A new television series includes the research expertise of Dr Francesca Stavrakopoulou, a biblical scholar at Exeter University.
Channel 4’s series The Bible: A History intends to show how the Bible has played a major role in shaping people’s ideas about the world. In the second episode Dr Stavrakopoulou is interviewed by presenter Rageh Omaar about Abraham and his role in the Hebrew Bible (Old Testament).
The interview focuses on the biblical claim that God promised Abraham the land of Canaan, the land now claimed by Israelis and Palestinians today. Dr Stavrakopoulou’s research focuses on the worship of the dead as divine ancestors, illustrating how the graves of ancestors marked the territorial claims of their living relatives.
Her research suggests that the tomb in Hebron where Abraham is supposed to have been buried represents an ancient attempt to exploit this territoriality in favour of ancient land claims asserted by biblical writers. It goes on to suggest that these claims continue to be asserted and contested by some Israelis and Palestinians today who claim direct descent from Abraham.
Dr Stavrakopoulou told the Devon Week: “Programmes like this are crucial in showing that the Bible isn’t just a religious book, but a collection of ancient texts written by many different people with competing ideas over a period of hundreds of years. Its presentation of the religious past is heavily shaped by the religious and ideological concerns specific to ancient social and political contexts.”

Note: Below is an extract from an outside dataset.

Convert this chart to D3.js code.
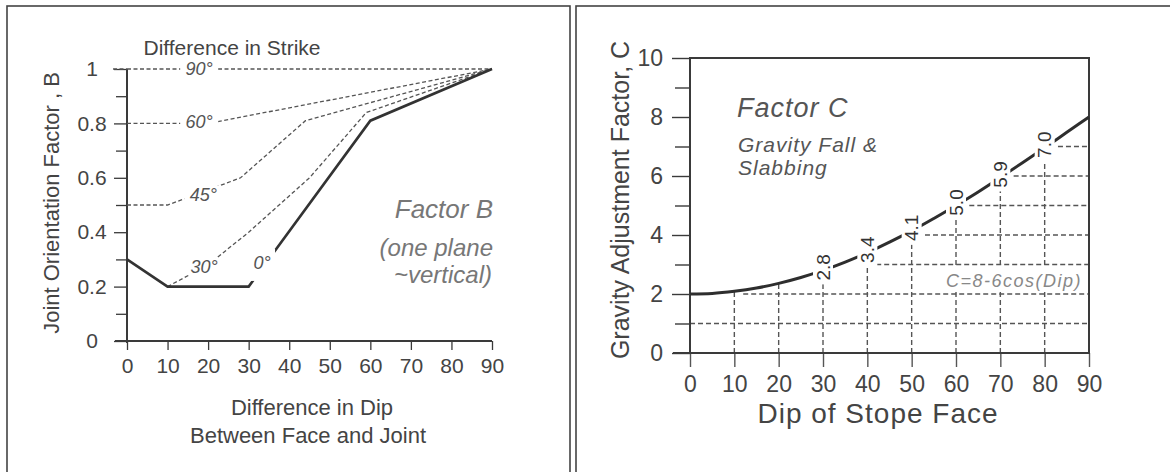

She added: “The extent to which these texts can or should be interpreted and re-interpreted to address present day concerns is up for debate – as this Channel 4 series tries to show.”
In the third episode Dr Stavrakopoulou is interviewed about Moses and the theological and social significance of the Ten Commandments in their ancient context. Her interview and research suggests that there is little evidence to suggest that Moses ever existed. She adds that the Ten Commandments represent a biblical attempt to prioritise the value and authority of written religious laws and beliefs in only one god over the older indigenous religion of ancient Israel which focused on the worship of more than one deity.
Dr Stavrakopoulou added: “As an academic working with ancient texts and contexts, it’s all too easy to suppose that people beyond the guild wouldn’t necessarily be interested in the sort of research I do, but making the programmes reminded me just how much intellectual curiosity there is about the Bible.”
The next episode featuring Dr Stavrakopoulou is on Sunday, February 7 at 7pm on Channel 4.